The comfy zone of the government servants are disturbed by intelligent and hard working lawyers at the arbitration. I have not lost a case in arbitration; the more the contract document is voluminous, I find it more easy to crack the case, because the contract documents have over the period become a copy-cut-paste piece of work with incoherent and self-contradictory clauses. Perhaps the whole contract is structured with an eye on arbitration by both the Government and the Contractor; herein the Partner- only the terminology is different but the work culture is the same mould- Government can never be wrong, at least on paper.
Remove the comfort of permanent jobs as is the case in the US, things will become all right. I am otherwise a strong advocate against aping American in our day to day life and I preach the same to my students in the management programme. I am only 70 years young.
Dr. Arun Draviam

Like (1)

S. Manikutty

Jul 13, 2013

The rigidity of the PPP contracts is only a part of the problem with PPPs. In fact, many private parties bid low to get the contracts,, confident thatthey can renegotiate the same later on. In this sense, far from being rigid, the contracts become all too easy to manipulate, post the award.
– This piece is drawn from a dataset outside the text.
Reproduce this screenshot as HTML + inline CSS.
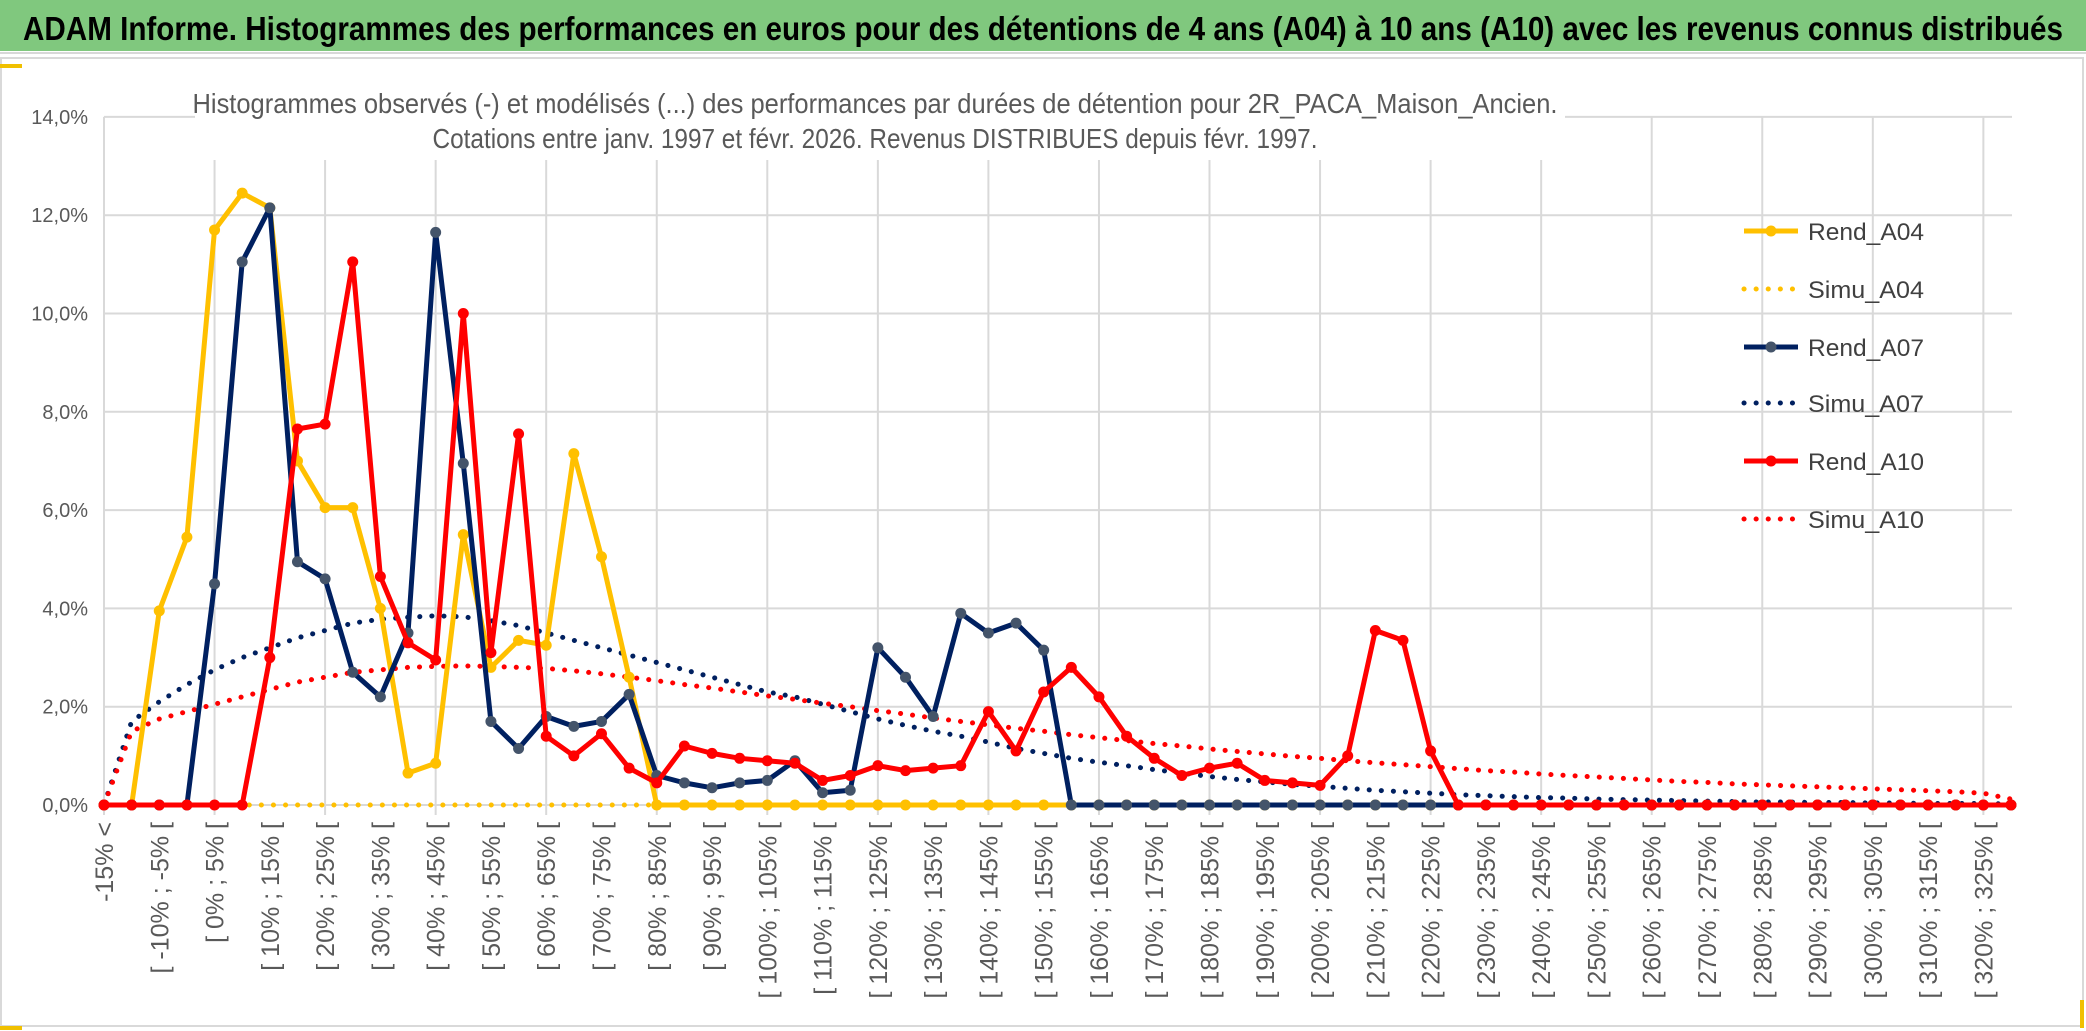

The presence of agencies such as CAG, Vigilance, CBI etc. make it also necessary to be very careful in altering the contracts, so that while, presumably for big enough considerations, contracts are altered in fundamental ways, in many other respects, when they do require amendments, the government is reluctant to do so.

The other major problems are genuine lack of capacity on part of both sides to estimate the financial attractiveness of the contracts, the contingencies needed to be provided for, and absence of monitoring mechanisms to flag when things go wrong in the early stages.